■ STATED TASK: Copy out every line in which the string "diagram" occurs.

■ DATA RECORDS:
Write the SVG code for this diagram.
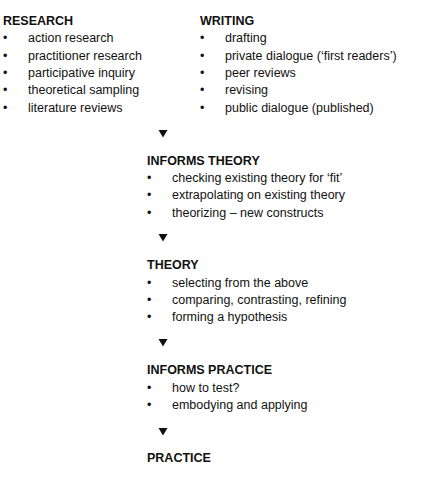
<svg xmlns="http://www.w3.org/2000/svg" width="426" height="480" viewBox="0 0 426 480">
<style>
text{font-family:"Liberation Sans",Arial,sans-serif;font-size:12.5px;fill:#111}
.h{font-weight:bold}
.arrow{fill:#111}
</style>
<defs>
<polygon id="tri" class="arrow" points="-4.5,0 4.5,0 0,7.5"/>
</defs>
<rect width="426" height="480" fill="#fff"/>
<g id="research">
<text class="h" x="3" y="25">RESEARCH</text>
<text x="3" y="42">•</text><text x="28" y="42">action research</text>
<text x="3" y="59.5">•</text><text x="28" y="59.5">practitioner research</text>
<text x="3" y="77">•</text><text x="28" y="77">participative inquiry</text>
<text x="3" y="94.3">•</text><text x="28" y="94.3">theoretical sampling</text>
<text x="3" y="111.7">•</text><text x="28" y="111.7">literature reviews</text>
</g>
<g id="writing">
<text class="h" x="200" y="25">WRITING</text>
<text x="200" y="42">•</text><text x="225" y="42">drafting</text>
<text x="200" y="59.5">•</text><text x="225" y="59.5">private dialogue (‘first readers’)</text>
<text x="200" y="77">•</text><text x="225" y="77">peer reviews</text>
<text x="200" y="94.3">•</text><text x="225" y="94.3">revising</text>
<text x="200" y="111.7">•</text><text x="225" y="111.7">public dialogue (published)</text>
</g>
<g id="informs-theory">
<text class="h" x="147" y="165">INFORMS THEORY</text>
<text x="147" y="182">•</text><text x="172" y="182">checking existing theory for ‘fit’</text>
<text x="147" y="199.3">•</text><text x="172" y="199.3">extrapolating on existing theory</text>
<text x="147" y="216.6">•</text><text x="172" y="216.6">theorizing – new constructs</text>
</g>
<g id="theory">
<text class="h" x="147" y="269">THEORY</text>
<text x="147" y="286.5">•</text><text x="172" y="286.5">selecting from the above</text>
<text x="147" y="303.8">•</text><text x="172" y="303.8">comparing, contrasting, refining</text>
<text x="147" y="321.1">•</text><text x="172" y="321.1">forming a hypothesis</text>
</g>
<g id="informs-practice">
<text class="h" x="147" y="374">INFORMS PRACTICE</text>
<text x="147" y="391.5">•</text><text x="172" y="391.5">how to test?</text>
<text x="147" y="408.8">•</text><text x="172" y="408.8">embodying and applying</text>
</g>
<g id="practice">
<text class="h" x="147" y="461.5">PRACTICE</text>
</g>
<g id="connectors">
<use href="#tri" x="163" y="130"/>
<use href="#tri" x="163" y="234"/>
<use href="#tri" x="163" y="339"/>
<use href="#tri" x="163" y="428"/>
</g>
</svg>
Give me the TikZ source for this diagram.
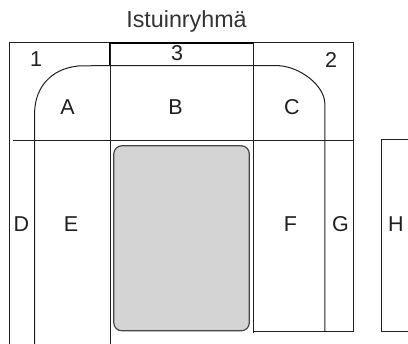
\documentclass[tikz,border=0pt]{standalone}
\usepackage{fontspec}
\setmainfont{Liberation Sans}
\tikzset{
  x=1pt,y=-1pt,
  plan/.style={draw=black!88,line width=1pt},
  thick plan/.style={draw=black,line width=1.5pt},
  seat/.style={draw=black!72,line width=1.2pt,fill=black!17,rounded corners=8pt},
  lab/.style={inner sep=0pt,anchor=base,text=black!88,font=\fontsize{21.5}{24}\selectfont},
  ttl/.style={inner sep=0pt,anchor=base,text=black!80,font=\fontsize{23.3}{26}\selectfont}
}
\begin{document}
\begin{tikzpicture}
\useasboundingbox (0,0) rectangle (408,344);
% frame and grid
\draw[plan] (9.7,344) -- (9.7,43) -- (353,43) -- (353,332) -- (253,332);
\draw[plan] (12.7,141) -- (353,141);
\draw[plan] (110,43) -- (110,344);
\draw[plan] (253.3,43) -- (253.3,333);
% curved band
\draw[plan] (34.7,344) -- (34.7,110) .. controls (36,88) and (50,69) .. (78,66) -- (100,65.6) -- (279,65.7)
  .. controls (300,67) and (324,85) .. (324.8,103) -- (324.8,332);
% emphasised top cell
\draw[thick plan] (109.3,65) -- (109.3,43) -- (253.3,43);
% H block
\draw[plan] (408,140) -- (381,140) -- (381,332) -- (408,332);
% seat
\draw[seat] (113.8,145.8) rectangle (249.3,330.8);
% labels
\node[ttl] (title) at (186.5,28) {Istuinryhmä};
\node[lab] (n1) at (36,67) {1};
\node[lab] (n3) at (177,60.5) {3};
\node[lab] (n2) at (331,67.5) {2};
\node[lab] (a) at (67.5,115) {A};
\node[lab] (b) at (175.5,115) {B};
\node[lab] (c) at (292,115) {C};
\node[lab] (d) at (21.5,232) {D};
\node[lab] (e) at (71,232) {E};
\node[lab] (f) at (290.5,232) {F};
\node[lab] (g) at (340.5,232) {G};
\node[lab] (h) at (396,232) {H};
\end{tikzpicture}
\end{document}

■ OUTPUT FOR THIS TASK:
Write the SVG code for this diagram.
Give me the TikZ source for this diagram.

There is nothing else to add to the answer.